You're right--usually this isn't what you want.
However, there are plenty of cases where you need to throttle yourself down to a single connection. By serializing your access to the database through a singleton, you can address other issues or constraints like load, bandwidth, etc.
I've done something similar in the past for a bulk processing app. Instead, though, I used a semaphore to synchronize access to the database so I could allow n concurrent db operations.
One might want to use a singleton due to database server constraints, for example, a server might limit the number of connections.
My main conscious reason is that you know what connections can be managed/closed etc., just makes things a bit more organised when you don't have unnecessary, redundant connections.
I don't think it's a simple answer.
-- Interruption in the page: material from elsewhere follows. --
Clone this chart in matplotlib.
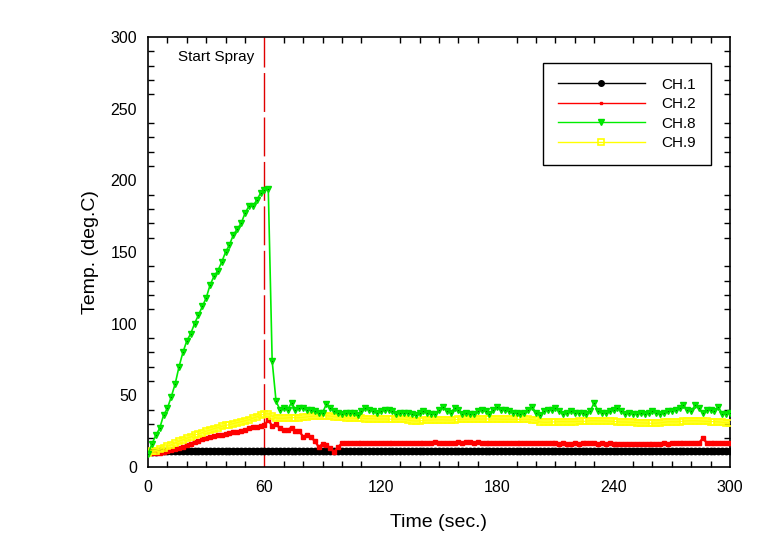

For instance on ASP.NET, the platform implements connection pooling by default, so it will automatically adjust a "pool" of connections and re-use them so you're not constantly creating and destroying expensive objects.
However, let's say you were writing a data collection application that monitored 200 separate input sources. Every time one of those inputs changed, you fire off a thread that records the event to the database. I would say that could be a bad design if there's a chance that even a fraction of those could fire off at the same time. Suddenly having 20 or 40 active database connections is inefficient. It might be better to queue the updates, and as long as there are updates left in the queue, a singleton connection picks them off the queue and executes them on the server. It's more efficient because you only have to negotiate the connection and authentication once. Once there's no activity for a while you could choose to close down the connection. This kind of behavior would be hard to implement without a central resource manager like a singleton.
"only one active connection" is a very narrow statement for illustration. It could just as well be a singleton managing a pool of connection. The point of a singleton for database connections is that you don't want every consumer making it's own connection or set of connections.
I think you might want to be more specific about, "using a singleton to control the db connection in your web app." Ideally, a java.sql.Connection object will not be thread safe, but your javax.sql.DataSource may want to pool connections, so you should go to a single instance of it to share the pooling.
you are more looking for one connection per request, not one connection for the entire application. you can still control access to it through a singleton though (storing the connection in the HttpContext.Items collection).
It guarantees that each client using your site only gets one connection to the db.
You really do not want a new connection being made everytime a user does an action that will create a db query. Not only for performance reasons with the connection handshaking involved, but to decrease load on the db server.
DB connections are a precious commodity, and this technique helps minimize the amount used at any given time.